18 from Colombian rebel group charged in 2003 kidnappings

By Spencer S. Hsu
Washington Post Staff Writer
Tuesday, December 14, 2010; 8:08 PM

A U.S. federal grand jury Tuesday indicted 18 alleged members of a leftist Colombian rebel group on terrorism and weapons charges in connection with the hostage-taking of three U.S. government contractors in 2003.

Among those named in the indictment, returned by a grand jury in the U.S. District Court for the District, was Tanja Anamary Nijmeijer, a former Dutch schoolteacher who joined the Revolutionary Armed Forces of Colombia, or FARC, and rose to its senior ranks.

Nijmeijer, 32, appeared on Dutch news in a recently released 53-second video dressed in military fatigues and holding an assault rifle. The author of a women's diary recovered from a guerrilla camp in 2007, Nijmeijer was an aide to Victor Suarez, a top FARC military strategist better known as Jorge "El Mono Jojoy" Briceno, who was killed in a massive Colombian government raid in August.
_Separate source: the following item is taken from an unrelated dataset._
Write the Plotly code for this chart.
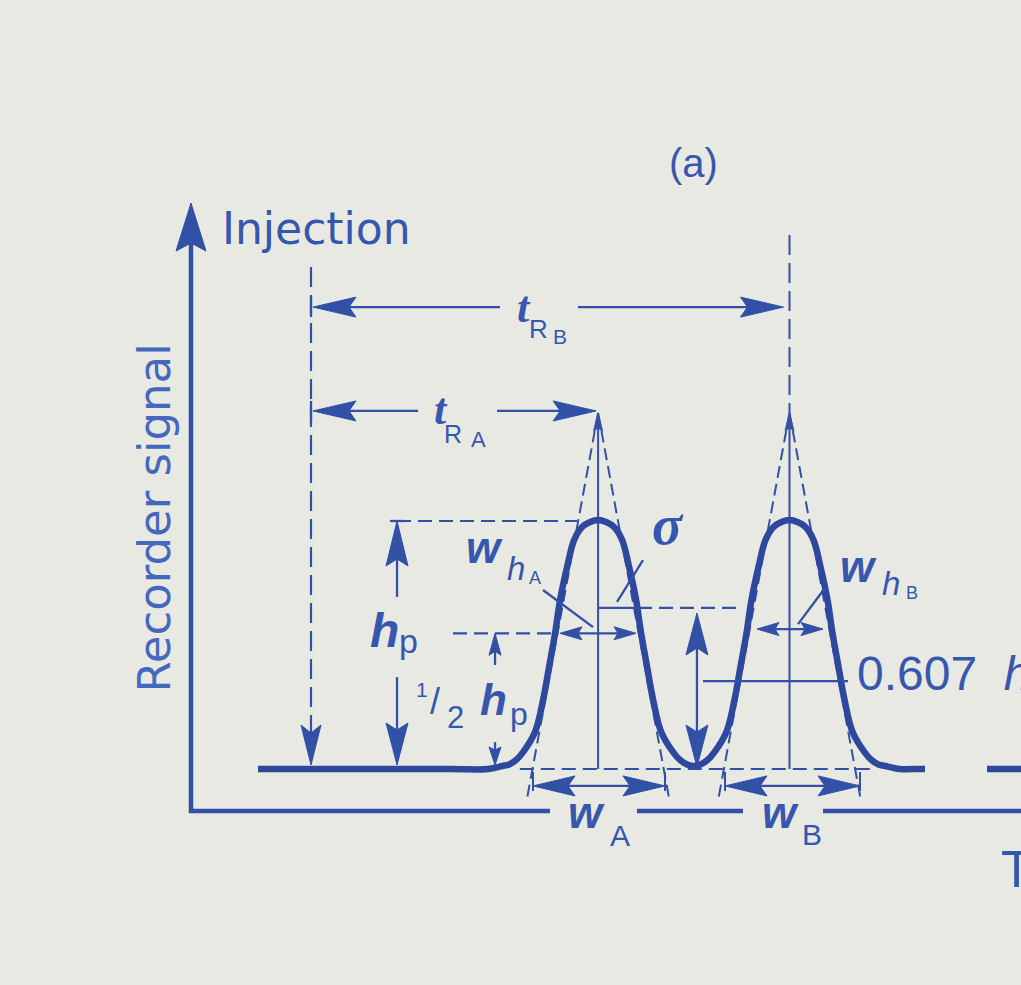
import plotly.graph_objects as go

# ---------------- values ----------------
PEAKS = ["A", "B"]
RETENTION_TIME = [3.0, 5.0]          # t_R of peak A and peak B (time units)
INJECTION_TIME = 0.0
PEAK_HEIGHT = 1.0                    # h_p (signal units)
BASELINE = 0.0
# half profile of each drawn peak: time offset from t_R and signal as a fraction of h_p
PROFILE_OFFSET = [0.0, 0.084, 0.167, 0.251, 0.324, 0.397, 0.449, 0.512, 0.575, 0.658, 0.784, 0.857, 0.930, 1.0]
PROFILE_LEVEL = [1.0, 0.992, 0.972, 0.920, 0.811, 0.679, 0.546, 0.410, 0.277, 0.150, 0.068, 0.036, 0.018, 0.012]
FOOT_OFFSET = 1.15                   # outer side of a peak meets the baseline here
TRACE_START, TRACE_END, TRACE_RESUME = -0.554, 6.416, 7.064
TANGENT_APEX = 1.43                  # where the inflection tangents meet
TANGENT_FOOT = -0.124                # lower end of the tangent lines
TANGENT_HALF_SPAN = 0.745            # half span of tangents at their foot
HALF_LEVEL = 0.545                   # "1/2 h_p" level as drawn
SIGMA_LEVEL = 0.647                  # sigma level as drawn
LEADER_0607 = 0.353                  # "0.607 h" leader level
WH_TIPS = [(2.602, 3.396), (4.660, 5.350)]   # w_h arrow tips (A, B)
WH_LEVEL = [0.545, 0.562]
W_TIPS = [(2.320, 3.699), (4.326, 5.737)]    # w arrow tips (A, B)
W_LEVEL = -0.068
TR_LEVEL = [1.438, 1.855]            # t_R_A and t_R_B arrows
TIME_AXIS_LEVEL = -0.169
SIGNAL_AXIS_TIME = -1.254
SIGNAL_AXIS_TOP = 2.273

# ---------------- canvas ----------------
W, H = 1021, 985
X_RANGE = [-3.2497, 7.4190]
Y_RANGE = [-0.8675, 3.0884]
KX = W / (X_RANGE[1] - X_RANGE[0])   # px per time unit
KY = H / (Y_RANGE[1] - Y_RANGE[0])   # px per signal unit

INK = "#3150A6"
CURVE_INK = "#2D489C"
TEXT_INK = "#3757AF"
LIGHT_TEXT = "#4568BE"
BG = "#E8E9E3"
SANS = "Liberation Sans"
SERIF = "Liberation Serif"
WIDE = "DejaVu Sans"
DASH_V = "20px,8px"
DASH_H = "14px,7px"
DASH_T = "12px,6px"

fig = go.Figure()


def line(xs, ys, width=2.3, dash=None, color=INK):
    fig.add_trace(go.Scatter(x=xs, y=ys, mode="lines",
                             line=dict(color=color, width=width, dash=dash),
                             hoverinfo="skip", showlegend=False))


DIRS = {"up": (0, 1), "down": (0, -1), "left": (-1, 0), "right": (1, 0)}


def head(x, y, d, length=42, half=10, notch=7, color=INK):
    ux, uy = DIRS[d]
    nx, ny = -uy, ux
    pts = [(0, 0),
           (-length * ux + half * nx, -length * uy + half * ny),
           (-(length - notch) * ux, -(length - notch) * uy),
           (-length * ux - half * nx, -length * uy - half * ny),
           (0, 0)]
    fig.add_trace(go.Scatter(x=[x + p[0] / KX for p in pts], y=[y + p[1] / KY for p in pts],
                             mode="lines", fill="toself", fillcolor=color,
                             line=dict(color=color, width=1),
                             hoverinfo="skip", showlegend=False))


def label(text, x, y, size, family=SANS, color=TEXT_INK, xanchor="center", angle=0):
    fig.add_annotation(x=x, y=y, xref="x", yref="y", text=text, showarrow=False,
                       font=dict(family=family, size=size, color=color),
                       xanchor=xanchor, yanchor="middle", textangle=angle, borderpad=0)


px_t = 1 / KX   # one pixel in time units
px_s = 1 / KY   # one pixel in signal units

# ---------------- axes of the recorder chart ----------------
line([SIGNAL_AXIS_TIME, SIGNAL_AXIS_TIME], [TIME_AXIS_LEVEL - 2 * px_s, SIGNAL_AXIS_TOP - 40 * px_s], width=4.5)
head(SIGNAL_AXIS_TIME, SIGNAL_AXIS_TOP, "up", 48, 15, 8)
for a, b in [(SIGNAL_AXIS_TIME - 2 * px_t, 2.497), (3.406, 4.514), (5.350, 7.6)]:
    line([a, b], [TIME_AXIS_LEVEL, TIME_AXIS_LEVEL], width=4.5)

# ---------------- injection marker and retention-time arrows ----------------
line([INJECTION_TIME, INJECTION_TIME], [2.016, BASELINE + 30 * px_s], dash=DASH_V, width=2.2)
head(INJECTION_TIME, BASELINE + 4 * px_s, "down", 40, 10, 8)
tr_gaps = [(1.118, 1.944), (1.975, 2.79)]
tr_ends = [RETENTION_TIME[0] - 2 * px_t, RETENTION_TIME[1] - 6 * px_t]
for lvl, (g0, g1), end in zip(TR_LEVEL, tr_gaps, tr_ends):
    start = INJECTION_TIME + 2 * px_t
    line([start + 20 * px_t, g0], [lvl, lvl])
    head(start, lvl, "left", 43, 10, 7)
    line([g1, end - 20 * px_t], [lvl, lvl])
    head(end, lvl, "right", 43, 10, 7)
    line([INJECTION_TIME, INJECTION_TIME], [lvl - 10 * px_s, lvl + 10 * px_s])
line([RETENTION_TIME[1], RETENTION_TIME[1]], [2.145, TANGENT_APEX], dash=DASH_V, width=2.0)

# ---------------- construction lines of each peak ----------------
line([RETENTION_TIME[0] - TANGENT_HALF_SPAN - 7 * px_t, RETENTION_TIME[1] + TANGENT_HALF_SPAN + 10 * px_t],
     [BASELINE, BASELINE], dash=DASH_H, width=2.2)
for tr in RETENTION_TIME:
    line([tr, tr], [BASELINE, TANGENT_APEX - 10 * px_s], width=2.0)
    head(tr, TANGENT_APEX, "up", 18, 4.5, 3)
    for sgn in (-1, 1):
        line([tr, tr + sgn * TANGENT_HALF_SPAN], [TANGENT_APEX, TANGENT_FOOT], dash=DASH_T, width=2.0)

# ---------------- the recorded signal ----------------
half_sep = (RETENTION_TIME[1] - RETENTION_TIME[0]) / 2
first, last = RETENTION_TIME[0], RETENTION_TIME[-1]
curve_t = [TRACE_START, first - FOOT_OFFSET - 0.4, first - FOOT_OFFSET]
curve_s = [BASELINE, BASELINE, BASELINE]
pairs = list(zip(PROFILE_OFFSET, PROFILE_LEVEL))
for i, tr in enumerate(RETENTION_TIME):
    for off, lev in reversed(pairs):
        if i > 0 and off >= half_sep:
            continue
        curve_t.append(tr - off)
        curve_s.append(BASELINE + lev * PEAK_HEIGHT)
    for off, lev in pairs[1:]:
        if i < len(RETENTION_TIME) - 1 and off >= half_sep:
            continue
        curve_t.append(tr + off)
        curve_s.append(BASELINE + lev * PEAK_HEIGHT)
    if i < len(RETENTION_TIME) - 1:
        mid = (tr + RETENTION_TIME[i + 1]) / 2
        curve_t.append(mid)
        curve_s.append(BASELINE + PROFILE_LEVEL[-1] * PEAK_HEIGHT)
curve_t += [last + FOOT_OFFSET, last + FOOT_OFFSET + 0.2, TRACE_END]
curve_s += [BASELINE, BASELINE, BASELINE]
fig.add_trace(go.Scatter(x=curve_t, y=curve_s, mode="lines",
                         line=dict(color=CURVE_INK, width=6.5, shape="spline", smoothing=1.0),
                         hoverinfo="skip", showlegend=False))
line([TRACE_RESUME, 7.6], [BASELINE, BASELINE], width=6.5, color=CURVE_INK)

# ---------------- h_p and 1/2 h_p ----------------
hp_t = 0.899
line([hp_t, RETENTION_TIME[0] - 0.22], [PEAK_HEIGHT - 1 * px_s] * 2, dash=DASH_H, width=2.2)
line([hp_t - 7 * px_t, hp_t + 8 * px_t], [PEAK_HEIGHT - 1 * px_s] * 2)
head(hp_t, PEAK_HEIGHT - 1 * px_s, "up", 45, 11, 7)
line([hp_t, hp_t], [PEAK_HEIGHT - 30 * px_s, 0.691])
line([hp_t, hp_t], [0.369, BASELINE + 30 * px_s])
head(hp_t, BASELINE + 4 * px_s, "down", 42, 11, 7)

half_t = 1.923
line([1.484, 2.56], [HALF_LEVEL, HALF_LEVEL], dash=DASH_H, width=2.2)
head(half_t, HALF_LEVEL, "up", 22, 6, 4)
line([half_t, half_t], [HALF_LEVEL - 15 * px_s, 0.418])
line([half_t, half_t], [0.108, BASELINE + 12 * px_s])
head(half_t, BASELINE + 4 * px_s, "down", 18, 6, 3)

# ---------------- widths at half height ----------------
for (a, b), lvl in zip(WH_TIPS, WH_LEVEL):
    line([a + 10 * px_t, b - 10 * px_t], [lvl, lvl])
    head(a, lvl, "left", 22, 6.5, 4)
    head(b, lvl, "right", 22, 6.5, 4)
line([2.424, 2.947], [0.719, 0.570])        # w_hA leader
line([5.371, 5.089], [0.727, 0.582])        # w_hB leader

# ---------------- sigma and 0.607 h ----------------
line([RETENTION_TIME[0], 3.417], [SIGMA_LEVEL, SIGMA_LEVEL])
line([3.417, 4.483], [SIGMA_LEVEL, SIGMA_LEVEL], dash=DASH_H, width=2.2)
line([3.469, 3.198], [0.839, 0.671])        # sigma leader
v_t = 4.033
line([v_t, v_t], [SIGMA_LEVEL - 30 * px_s, BASELINE + 30 * px_s])
head(v_t, 0.6265, "up", 42, 11, 7)
head(v_t, BASELINE + 2 * px_s, "down", 42, 11, 7)
line([4.096, 5.611], [LEADER_0607, LEADER_0607])

# ---------------- base widths ----------------
for a, b in W_TIPS:
    line([a + 20 * px_t, b - 20 * px_t], [W_LEVEL, W_LEVEL])
    head(a, W_LEVEL, "left", 42, 10, 7)
    head(b, W_LEVEL, "right", 42, 10, 7)
    for t in (a, b):
        line([t, t], [BASELINE - 3 * px_s, W_LEVEL - 5 * px_s], width=2.0)

# ---------------- labels ----------------
label("(a)", 4.002, 2.4325, 40)
label("Injection", -0.940, 2.171, 44, family=WIDE, xanchor="left")
label("Recorder signal", -1.636, 1.008, 45, family=WIDE, color=LIGHT_TEXT, angle=-90)

label("<b><i>t</i></b>", 2.226, 1.853, 44, family=SERIF)
label("R", 2.372, 1.766, 26)
label("B", 2.605, 1.736, 21)
label("<b><i>t</i></b>", 1.358, 1.444, 44, family=SERIF)
label("R", 1.483, 1.3466, 25)
label("A", 1.750, 1.325, 22)

label("<b><i>h</i></b>", 0.763, 0.5558, 48)
label("p", 1.023, 0.514, 34)
label("1", 1.160, 0.3185, 21)
label("/", 1.296, 0.273, 36)
label("2", 1.505, 0.2068, 31)
label("<b><i>h</i></b>", 1.902, 0.2811, 44)
label("p", 2.175, 0.2189, 32)

label("<b><i>w</i></b>", 1.808, 0.8888, 44)
label("<i>h</i>", 2.142, 0.8052, 33)
label("A", 2.340, 0.7679, 18)
label("<b><i>σ</i></b>", 3.730, 0.9783, 56, family=SERIF)
label("<b><i>w</i></b>", 5.726, 0.8124, 44)
label("<i>h</i>", 6.060, 0.745, 33)
label("B", 6.279, 0.708, 18)

label("<b><i>w</i></b>", 2.874, -0.1755, 44)
label("A", 3.228, -0.2675, 30)
label("<b><i>w</i></b>", 4.901, -0.1755, 44)
label("B", 5.235, -0.2635, 30)

label("0.607\u00a0 <i>h</i>", 5.695, 0.3843, 48, xanchor="left")
label("Time", 7.200, -0.4028, 51, xanchor="left")

fig.update_layout(
    width=W, height=H, margin=dict(l=0, r=0, t=0, b=0),
    paper_bgcolor=BG, plot_bgcolor=BG,
    xaxis=dict(range=X_RANGE, visible=False, fixedrange=True),
    yaxis=dict(range=Y_RANGE, visible=False, fixedrange=True),
    showlegend=False,
)

fig.write_html("out.html", config={"displayModeBar": False},
               post_script="document.body.style.margin='0';document.body.style.overflow='hidden';")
The charges mark the fifth U.S. indictment stemming from the kidnapping of Northrop Grumman employees Marc Gonsalves, Keith Stansell and Thomas Howes, whose drug surveillance aircraft crash-landed in the southern Colombian jungle on Feb. 13, 2003.
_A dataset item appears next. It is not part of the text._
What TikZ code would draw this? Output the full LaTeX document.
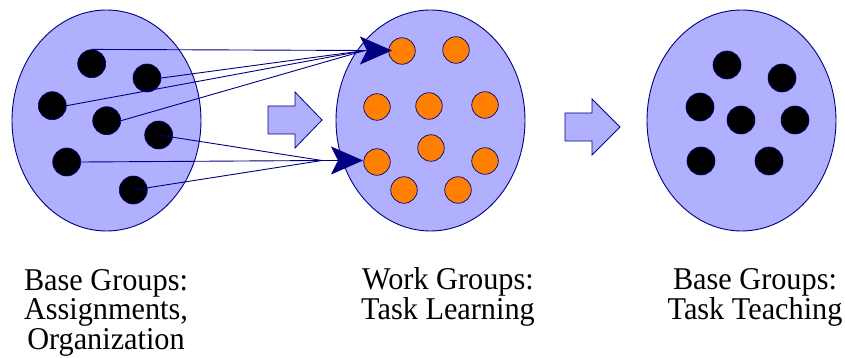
\documentclass[tikz,border=0pt]{standalone}
\usepackage{fontspec}
\setmainfont{Liberation Serif}
\newfontfamily\capfont{Liberation Serif}[FakeStretch=0.955]
\usetikzlibrary{shapes.geometric,arrows.meta}

\definecolor{grpfill}{RGB}{176,176,255}
\definecolor{navy}{RGB}{0,0,128}
\definecolor{orangedot}{RGB}{255,128,0}

\tikzset{
  grp/.style={ellipse, draw=navy, line width=0.9pt, fill=grpfill,
    minimum width=189pt, minimum height=221pt, inner sep=0pt},
  bdot/.style={circle, draw=navy, line width=0.6pt, fill=black,
    minimum size=28pt, inner sep=0pt},
  odot/.style={circle, draw=navy, line width=0.7pt, fill=orangedot,
    minimum size=26.5pt, inner sep=0pt},
  conn/.style={draw=navy, line width=0.9pt},
  headtip/.style={conn, -{Stealth[length=32pt, width=28pt, inset=7pt]}},
  blockarrow/.style={draw=navy, line width=0.8pt, fill=grpfill, line join=miter},
  caption/.style={align=center, anchor=base, inner sep=0pt,
    font=\capfont\fontsize{31.7}{29.5}\selectfont}
}

\begin{document}
\begin{tikzpicture}[x=1pt, y=-1pt]
\useasboundingbox (0,0) rectangle (845,358);

% the three groups
\node[grp] (g1) at (106.5,120.5) {};
\node[grp] (g2) at (430.5,120.5) {};
\node[grp] (g3) at (741.5,120.5) {};

% base group members
\node[bdot] (d1) at (91.7,63.7) {};
\node[bdot] (d2) at (147,78) {};
\node[bdot] (d3) at (52.3,105.7) {};
\node[bdot] (d4) at (106.7,120.7) {};
\node[bdot] (d5) at (158.7,135) {};
\node[bdot] (d6) at (66.7,162) {};
\node[bdot] (d7) at (133.3,190) {};

% work group members
\node[odot] (o1) at (402,51) {};
\node[odot] (o2) at (456,50) {};
\node[odot] (o3) at (377,107) {};
\node[odot] (o4) at (429,106) {};
\node[odot] (o5) at (485,105) {};
\node[odot] (o6) at (431,148) {};
\node[odot] (o7) at (377,162) {};
\node[odot] (o8) at (485,161) {};
\node[odot] (o9) at (404,190) {};
\node[odot] (o10) at (458,190) {};

% returning base group members
\node[bdot] (r1) at (727,65) {};
\node[bdot] (r2) at (782,78) {};
\node[bdot] (r3) at (700,107) {};
\node[bdot] (r4) at (741,120) {};
\node[bdot] (r5) at (795,120) {};
\node[bdot] (r6) at (701,161) {};
\node[bdot] (r7) at (769,161) {};

% block arrows between the stages
\draw[blockarrow] (268,106) -- (295,106) -- (295,92) -- (322,120)
  -- (295,148) -- (295,134) -- (268,134) -- cycle;
\draw[blockarrow] (565,113) -- (592,113) -- (592,99) -- (620,127)
  -- (592,155) -- (592,141) -- (565,141) -- cycle;

% members sent to the work groups
\coordinate (jt) at (365,50.5);
\coordinate (tt) at (392,50.5);
\coordinate (jb) at (322,160.5);
\coordinate (tb) at (363,160.5);

\draw[conn] (d1.north) -- (jt);
\draw[conn] (d2.east) -- (jt);
\draw[conn] (d3.east) -- (jt);
\draw[conn] (d4.east) -- (jt);
\draw[headtip] (jt) -- (tt);

\draw[conn] (d5.center) -- (jb);
\draw[conn] (d6.east) -- (jb);
\draw[conn] (d7.center) -- (jb);
\draw[headtip] (jb) -- (tb);

% captions (anchored on the baseline of their last line)
\node[caption] (c1) at (106,349) {Base Groups:\\Assignments,\\Organization};
\node[caption] (c2) at (448,319) {Work Groups:\\Task Learning};
\node[caption] (c3) at (755,319) {Base Groups:\\Task Teaching};
\end{tikzpicture}
\end{document}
American pilot Thomas Janis and a Colombian army sergeant, passenger Luis Alcides Cruz, were executed. The others spent the next 5 ½ years in captivity, the longest such span for Americans held by an overseas terrorist group.

According to U.S. prosecutors, the new indictment for the first time accuses senior members of FARC's central general staff of telling their American captives in a 2003 meeting that the kidnapping would boost international pressure on the Colombian government to meet the group's demands.
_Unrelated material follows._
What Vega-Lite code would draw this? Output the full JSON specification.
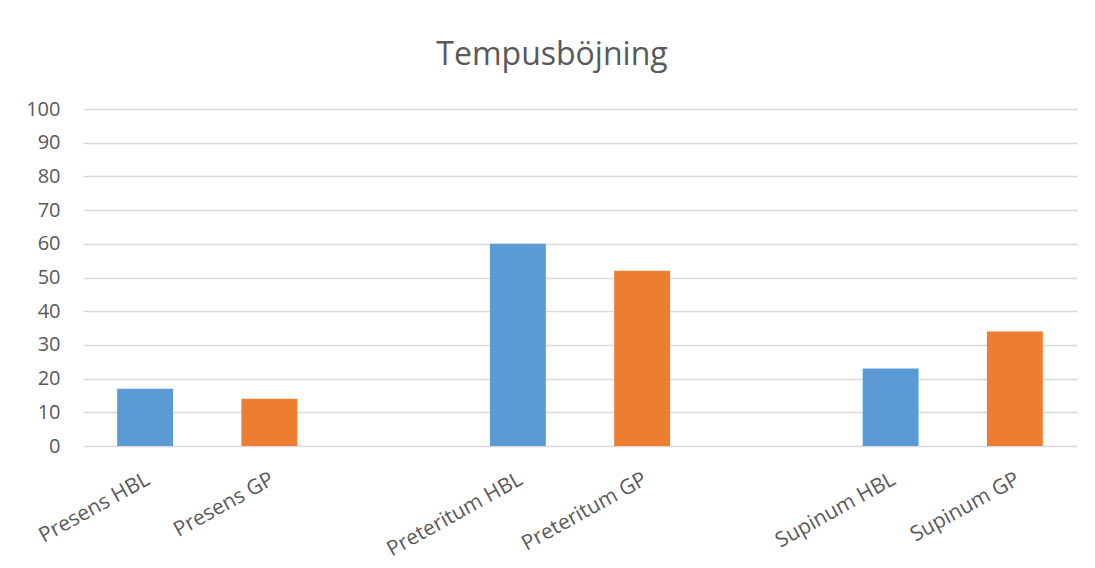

Sixteen of the defendants were charged for the first time. Carlos Alberto Garcia, known as "El Paisa," and Jose Ignacio Gonzalez Perdomo, known as "Alfredo Arenas," face new charges. None is in custody.

In a 2009 book, "Out of Captivity," the three Americans describe being bound at the neck and wrists with choke harnesses, chains, padlocks and wires, and housed among dozens of civilian hostages in a barbed-wire camp. The group was rescued by the Colombian military in July 2008.

"We will not tire in our pursuit of all those responsible for this crime," U.S. Assistant Attorney General for National Security David Kris said in a written statement.